I'm just trying -- in an event like this, if we get some rain, if the greens soften up, then you kind of have to -- you go in with a game plan of an idea of what you think might win score-wise, and all of a sudden, you have to change on the fly. That's where it may get tricky. You have to get a little aggressive.

It happened last year in Omaha where we kind of got some rain, and I was able to go out and shoot a couple of good scores when the course was soft on Friday and Saturday.

Q. You played with Duval today. You ever rib him about, hey, I shot 58 to your 59?

JIM FURYK: He still thinks his round is better because it was 13-under and mine was only 12, so we're kind of at a nice standstill. We played a lot of golf together growing up, and when we were on the Korn Ferry and young on the PGA TOUR we played a ton of practice rounds together.

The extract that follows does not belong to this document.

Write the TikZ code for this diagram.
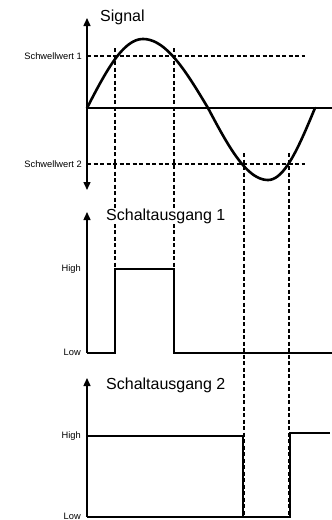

It's nice to have him out on the Champions Tour, and we actually get together and play a lot of rounds together now.

Q. Ernie Els earlier talked about concerns about this tour and its future based on what's going on in the world of golf. Do you have any similar concerns?

JIM FURYK: Of course. Of course I do. I have concerns about what's going on in the PGA TOUR. That's where I played my career, made my living. That's where my heart is. So I have concerns.

Then yeah, also, kind of a trickle-down effect. How does that affect us from PGA TOUR Champions and the over-50 crowd? I feel like we're in a really good place right now. Just go down the list every week on the Champions Tour, and guys like Ernie and so many Hall of Famers that are playing. We get a lot of fanfare and we get a lot of folks showing up watching the events. We get two days of Pro-Ams. The sponsors are really happy with the entertainment value they get for their clients.

Yeah, I wonder. There's got to be someone a little smarter than me who will tell you how that will trickle down and affect us, but in a minimal way, if that makes sense. I really enjoy the TOUR and playing out there and hope that that effect is not really strong.